Now if you restart your snmpd you can check that it works using snmpwalk, again substitute XXX with your own OID Number:
# snmpwalk -c topsecret -v 1 client1.example.com .1.3.6.1.4.1.XXX.1 SNMPv2-SMI::enterprises.11252.1.1.1 = INTEGER: 1 SNMPv2-SMI::enterprises.11252.1.2.1 = STRING: "BaculaMainAge" SNMPv2-SMI::enterprises.11252.1.3.1 = STRING: "/usr/local/bin/baculaJobStatsSNMP.pl /var/log/bacula-main.log" SNMPv2-SMI::enterprises.11252.1.100.1 = INTEGER: 0 SNMPv2-SMI::enterprises.11252.1.101.1 = STRING: "5704" SNMPv2-SMI::enterprises.11252.1.102.1 = INTEGER: 0
Here you can see that the backup last ran 5704 seconds ago.
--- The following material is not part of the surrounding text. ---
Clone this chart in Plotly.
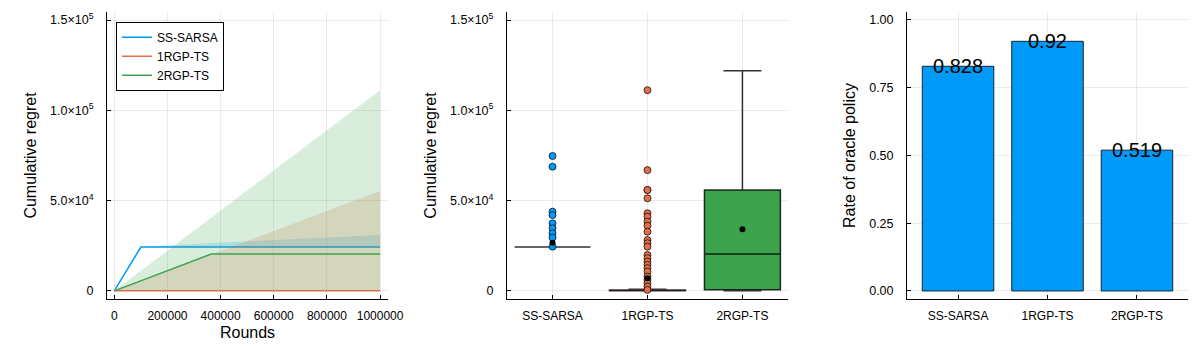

The next step is to configure nagios, I'll assume you have the basics of nagios working and that you can already query other SNMP values on client1.example.com, if not you'll need to go read the Nagios documentation and come back when you have Nagios working.
On a FreeBSD system the /usr/ports/net-mgmt/nagios-plugins is required for this to work, on RedHat Linux you can get the nagios-plugins rpm on RPMForge.
Configure a command in Nagios that will do a simple numeric check over snmp using the following, you can just put it into your misccommands.cfg or wherever else you configure local commands:
define command{
command_name check_numeric_snmp
command_line $USER1$/check_snmp -H $HOSTADDRESS$ -C $USER3$ -o $ARG1$ -w $ARG2$ -c $ARG3$
}
Now define a service as follows, again I am assuming you already have the host defined in Nagios:
define service {
host_name client1.example.com
service_description Bacula Main Backup
check_command check_numeric_snmp!.1.3.6.1.4.1.XXX.1.101.1!90000!90000
max_check_attempts 1
contact_groups sysadmin
use generic-service-template
}
You will need to modify the above a bit to fit with your own environment, your own contact_groups and templates etc, but this should give you a good idea of how to do it. Also again substitute XXX with your own OID from IANA.
Thats it, now if you restart Nagios it will tell you whenever the main backup was last run more than 90000 seconds (25 hours) ago.